> [EXERCISE DETAILS]:
Skip the pictures, please, and write out exactly the lines from the opening of the data through the line containing "['#1aa0df', '#2aa34a', '#cf1030', '#111111'];".

> [GIVEN INFORMATION]:
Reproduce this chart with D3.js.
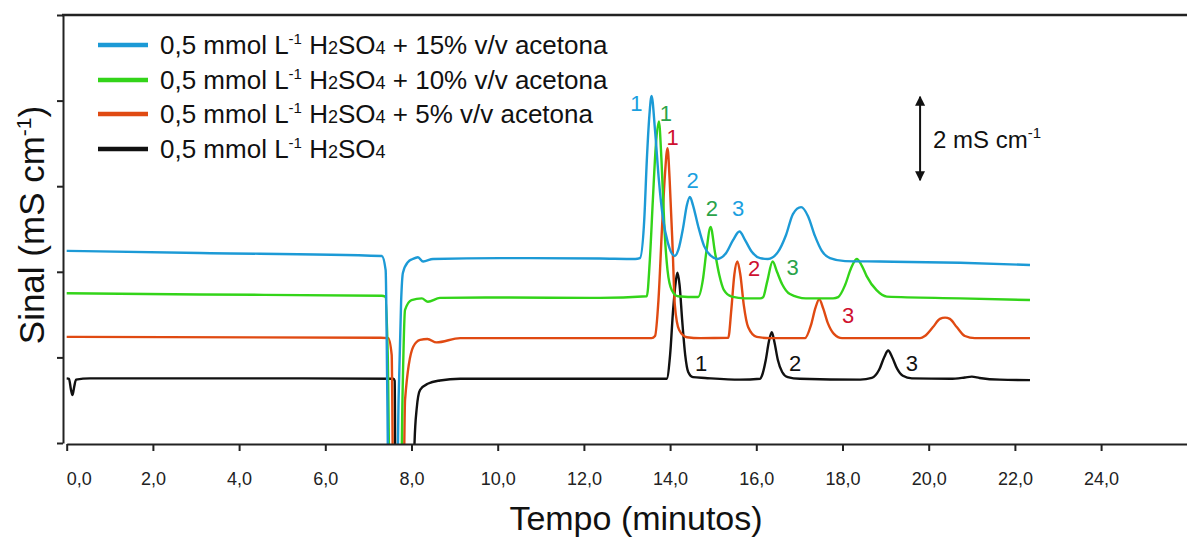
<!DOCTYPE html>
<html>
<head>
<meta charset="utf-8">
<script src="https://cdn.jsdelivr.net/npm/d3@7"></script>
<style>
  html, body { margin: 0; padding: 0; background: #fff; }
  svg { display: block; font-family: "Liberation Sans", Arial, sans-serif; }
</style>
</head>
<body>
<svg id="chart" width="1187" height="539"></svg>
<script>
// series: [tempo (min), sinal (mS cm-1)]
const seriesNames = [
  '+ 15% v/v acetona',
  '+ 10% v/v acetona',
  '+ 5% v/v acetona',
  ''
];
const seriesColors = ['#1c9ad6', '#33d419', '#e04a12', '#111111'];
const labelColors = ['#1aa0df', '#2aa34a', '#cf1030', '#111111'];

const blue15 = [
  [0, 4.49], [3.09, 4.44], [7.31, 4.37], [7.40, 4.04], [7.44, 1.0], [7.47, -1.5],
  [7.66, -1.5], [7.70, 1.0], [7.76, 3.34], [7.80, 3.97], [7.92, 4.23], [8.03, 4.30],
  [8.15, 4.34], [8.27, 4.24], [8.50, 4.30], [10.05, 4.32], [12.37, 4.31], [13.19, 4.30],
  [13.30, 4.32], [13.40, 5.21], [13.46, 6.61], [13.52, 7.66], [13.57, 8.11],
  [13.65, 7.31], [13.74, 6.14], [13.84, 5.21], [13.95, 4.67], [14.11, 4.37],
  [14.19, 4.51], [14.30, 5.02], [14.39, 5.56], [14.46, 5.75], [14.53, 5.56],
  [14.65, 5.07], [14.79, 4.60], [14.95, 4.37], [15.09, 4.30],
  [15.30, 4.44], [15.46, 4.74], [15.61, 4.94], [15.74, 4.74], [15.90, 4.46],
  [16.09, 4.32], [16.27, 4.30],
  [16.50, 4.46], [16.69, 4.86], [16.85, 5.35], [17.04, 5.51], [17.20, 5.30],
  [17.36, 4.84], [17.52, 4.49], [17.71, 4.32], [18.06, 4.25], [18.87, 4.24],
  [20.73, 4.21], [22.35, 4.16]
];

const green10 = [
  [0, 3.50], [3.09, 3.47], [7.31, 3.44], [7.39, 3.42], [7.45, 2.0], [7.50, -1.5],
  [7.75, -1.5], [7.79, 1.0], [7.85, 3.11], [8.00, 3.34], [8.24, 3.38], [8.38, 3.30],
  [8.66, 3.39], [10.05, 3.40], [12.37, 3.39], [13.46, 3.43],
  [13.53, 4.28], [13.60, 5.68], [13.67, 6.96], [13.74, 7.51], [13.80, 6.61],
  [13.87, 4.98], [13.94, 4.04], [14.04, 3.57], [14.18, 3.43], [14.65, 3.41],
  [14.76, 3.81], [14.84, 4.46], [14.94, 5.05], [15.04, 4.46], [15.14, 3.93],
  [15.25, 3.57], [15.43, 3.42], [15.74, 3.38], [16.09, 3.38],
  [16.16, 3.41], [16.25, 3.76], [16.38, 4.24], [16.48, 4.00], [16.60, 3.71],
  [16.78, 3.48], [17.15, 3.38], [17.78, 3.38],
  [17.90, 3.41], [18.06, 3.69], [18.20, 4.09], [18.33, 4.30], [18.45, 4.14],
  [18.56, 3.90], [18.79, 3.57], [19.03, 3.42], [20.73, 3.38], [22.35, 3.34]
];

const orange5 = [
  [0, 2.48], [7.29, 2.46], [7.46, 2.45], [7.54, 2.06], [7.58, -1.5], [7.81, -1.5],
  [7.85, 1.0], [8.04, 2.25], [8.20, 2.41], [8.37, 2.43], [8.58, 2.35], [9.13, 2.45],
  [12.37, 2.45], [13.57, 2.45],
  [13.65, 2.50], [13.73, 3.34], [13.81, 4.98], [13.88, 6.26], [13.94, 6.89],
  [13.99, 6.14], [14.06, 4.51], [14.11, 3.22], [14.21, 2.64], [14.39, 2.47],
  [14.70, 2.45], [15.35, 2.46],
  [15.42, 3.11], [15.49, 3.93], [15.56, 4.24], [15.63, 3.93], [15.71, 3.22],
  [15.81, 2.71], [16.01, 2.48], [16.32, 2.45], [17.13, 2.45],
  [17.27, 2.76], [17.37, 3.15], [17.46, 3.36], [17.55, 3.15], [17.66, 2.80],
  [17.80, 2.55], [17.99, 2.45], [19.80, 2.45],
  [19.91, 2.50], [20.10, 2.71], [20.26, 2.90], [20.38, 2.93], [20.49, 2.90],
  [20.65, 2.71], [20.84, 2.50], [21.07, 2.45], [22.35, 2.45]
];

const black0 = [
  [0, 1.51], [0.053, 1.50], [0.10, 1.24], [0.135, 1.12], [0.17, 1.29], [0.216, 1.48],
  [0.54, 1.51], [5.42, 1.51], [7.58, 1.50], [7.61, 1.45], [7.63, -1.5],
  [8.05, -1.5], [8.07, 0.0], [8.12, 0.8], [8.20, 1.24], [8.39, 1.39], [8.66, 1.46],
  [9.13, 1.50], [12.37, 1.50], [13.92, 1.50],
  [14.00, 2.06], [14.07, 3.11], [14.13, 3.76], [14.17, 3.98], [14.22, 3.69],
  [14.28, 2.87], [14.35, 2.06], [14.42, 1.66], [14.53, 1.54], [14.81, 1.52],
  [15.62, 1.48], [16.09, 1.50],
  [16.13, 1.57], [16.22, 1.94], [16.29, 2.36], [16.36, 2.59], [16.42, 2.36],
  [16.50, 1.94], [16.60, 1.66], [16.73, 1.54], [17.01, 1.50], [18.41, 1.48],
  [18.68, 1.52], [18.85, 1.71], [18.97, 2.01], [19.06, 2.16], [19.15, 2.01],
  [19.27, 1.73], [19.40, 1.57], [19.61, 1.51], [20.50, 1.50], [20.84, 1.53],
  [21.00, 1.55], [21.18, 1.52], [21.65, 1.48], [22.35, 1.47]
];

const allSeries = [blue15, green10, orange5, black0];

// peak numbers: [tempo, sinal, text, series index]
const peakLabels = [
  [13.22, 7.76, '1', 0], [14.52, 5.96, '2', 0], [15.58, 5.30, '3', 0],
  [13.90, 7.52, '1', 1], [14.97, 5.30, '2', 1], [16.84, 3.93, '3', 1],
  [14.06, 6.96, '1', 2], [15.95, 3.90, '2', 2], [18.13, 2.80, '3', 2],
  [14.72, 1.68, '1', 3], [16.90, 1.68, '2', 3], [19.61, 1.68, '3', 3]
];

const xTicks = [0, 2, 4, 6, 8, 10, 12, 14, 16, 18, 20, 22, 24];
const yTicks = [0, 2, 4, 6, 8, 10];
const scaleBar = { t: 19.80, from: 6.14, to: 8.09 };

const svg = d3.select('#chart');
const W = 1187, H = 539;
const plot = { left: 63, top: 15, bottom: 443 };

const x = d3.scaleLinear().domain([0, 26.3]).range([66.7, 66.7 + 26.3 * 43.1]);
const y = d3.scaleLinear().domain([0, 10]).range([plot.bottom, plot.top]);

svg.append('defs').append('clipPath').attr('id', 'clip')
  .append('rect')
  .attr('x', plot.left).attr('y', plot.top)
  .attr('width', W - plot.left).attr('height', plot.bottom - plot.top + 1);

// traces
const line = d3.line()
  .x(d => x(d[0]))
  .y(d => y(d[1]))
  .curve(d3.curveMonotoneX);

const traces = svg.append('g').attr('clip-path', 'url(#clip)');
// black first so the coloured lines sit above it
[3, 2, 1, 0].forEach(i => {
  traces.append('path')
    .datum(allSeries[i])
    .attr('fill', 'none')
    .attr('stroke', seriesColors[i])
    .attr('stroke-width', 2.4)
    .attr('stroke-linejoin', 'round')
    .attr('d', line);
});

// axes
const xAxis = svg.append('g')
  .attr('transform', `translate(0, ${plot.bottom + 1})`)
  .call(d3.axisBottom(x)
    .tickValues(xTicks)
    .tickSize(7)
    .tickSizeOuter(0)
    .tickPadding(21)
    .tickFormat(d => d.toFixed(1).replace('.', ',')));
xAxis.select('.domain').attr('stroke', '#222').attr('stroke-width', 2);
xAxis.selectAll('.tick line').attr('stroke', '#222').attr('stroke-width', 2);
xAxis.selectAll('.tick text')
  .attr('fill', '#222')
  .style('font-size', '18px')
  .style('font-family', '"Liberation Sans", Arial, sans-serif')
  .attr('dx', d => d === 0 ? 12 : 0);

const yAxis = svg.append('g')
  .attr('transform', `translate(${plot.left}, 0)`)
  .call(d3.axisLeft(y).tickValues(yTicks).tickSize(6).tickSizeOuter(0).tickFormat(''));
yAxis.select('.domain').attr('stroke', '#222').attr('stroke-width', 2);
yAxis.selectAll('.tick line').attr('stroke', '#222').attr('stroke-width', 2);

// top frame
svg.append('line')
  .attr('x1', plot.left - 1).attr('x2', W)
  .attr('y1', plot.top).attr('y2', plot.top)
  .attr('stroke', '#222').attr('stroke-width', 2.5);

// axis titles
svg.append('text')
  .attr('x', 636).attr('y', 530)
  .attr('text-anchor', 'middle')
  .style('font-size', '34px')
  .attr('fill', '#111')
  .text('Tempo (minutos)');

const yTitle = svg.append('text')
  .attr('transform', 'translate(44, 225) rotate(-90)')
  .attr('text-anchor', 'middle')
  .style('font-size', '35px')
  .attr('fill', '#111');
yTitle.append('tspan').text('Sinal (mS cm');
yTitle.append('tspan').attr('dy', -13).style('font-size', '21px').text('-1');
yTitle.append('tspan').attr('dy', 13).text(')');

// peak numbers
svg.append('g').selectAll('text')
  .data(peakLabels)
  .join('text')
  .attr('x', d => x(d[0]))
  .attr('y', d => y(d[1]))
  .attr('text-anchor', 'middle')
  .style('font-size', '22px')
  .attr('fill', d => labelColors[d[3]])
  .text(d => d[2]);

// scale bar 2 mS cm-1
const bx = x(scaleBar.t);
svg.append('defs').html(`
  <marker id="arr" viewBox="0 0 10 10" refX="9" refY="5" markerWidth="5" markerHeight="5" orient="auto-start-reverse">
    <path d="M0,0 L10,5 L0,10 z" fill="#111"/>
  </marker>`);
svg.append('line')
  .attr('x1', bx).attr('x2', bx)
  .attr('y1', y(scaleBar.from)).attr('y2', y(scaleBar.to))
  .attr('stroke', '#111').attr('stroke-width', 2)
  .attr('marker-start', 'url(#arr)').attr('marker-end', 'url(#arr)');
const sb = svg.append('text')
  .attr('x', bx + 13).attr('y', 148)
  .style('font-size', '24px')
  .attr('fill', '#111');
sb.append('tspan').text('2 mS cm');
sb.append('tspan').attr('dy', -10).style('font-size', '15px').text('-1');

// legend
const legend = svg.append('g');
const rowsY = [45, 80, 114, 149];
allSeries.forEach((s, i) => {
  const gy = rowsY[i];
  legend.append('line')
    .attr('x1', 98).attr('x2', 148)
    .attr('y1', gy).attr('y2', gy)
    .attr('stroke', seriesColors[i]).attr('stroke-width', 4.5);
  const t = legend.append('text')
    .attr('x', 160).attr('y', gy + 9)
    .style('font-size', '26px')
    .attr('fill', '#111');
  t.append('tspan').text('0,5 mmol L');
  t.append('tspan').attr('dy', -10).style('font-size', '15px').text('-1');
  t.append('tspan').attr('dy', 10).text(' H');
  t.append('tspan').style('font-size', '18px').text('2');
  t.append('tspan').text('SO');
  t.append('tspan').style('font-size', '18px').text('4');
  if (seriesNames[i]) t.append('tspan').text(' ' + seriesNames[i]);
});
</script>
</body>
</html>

> [ANSWER BELOW]:
Reproduce this chart with D3.js.
<!DOCTYPE html>
<html>
<head>
<meta charset="utf-8">
<script src="https://cdn.jsdelivr.net/npm/d3@7"></script>
<style>
  html, body { margin: 0; padding: 0; background: #fff; }
  svg { display: block; font-family: "Liberation Sans", Arial, sans-serif; }
</style>
</head>
<body>
<svg id="chart" width="1187" height="539"></svg>
<script>
// series: [tempo (min), sinal (mS cm-1)]
const seriesNames = [
  '+ 15% v/v acetona',
  '+ 10% v/v acetona',
  '+ 5% v/v acetona',
  ''
];
const seriesColors = ['#1c9ad6', '#33d419', '#e04a12', '#111111'];
const labelColors = ['#1aa0df', '#2aa34a', '#cf1030', '#111111'];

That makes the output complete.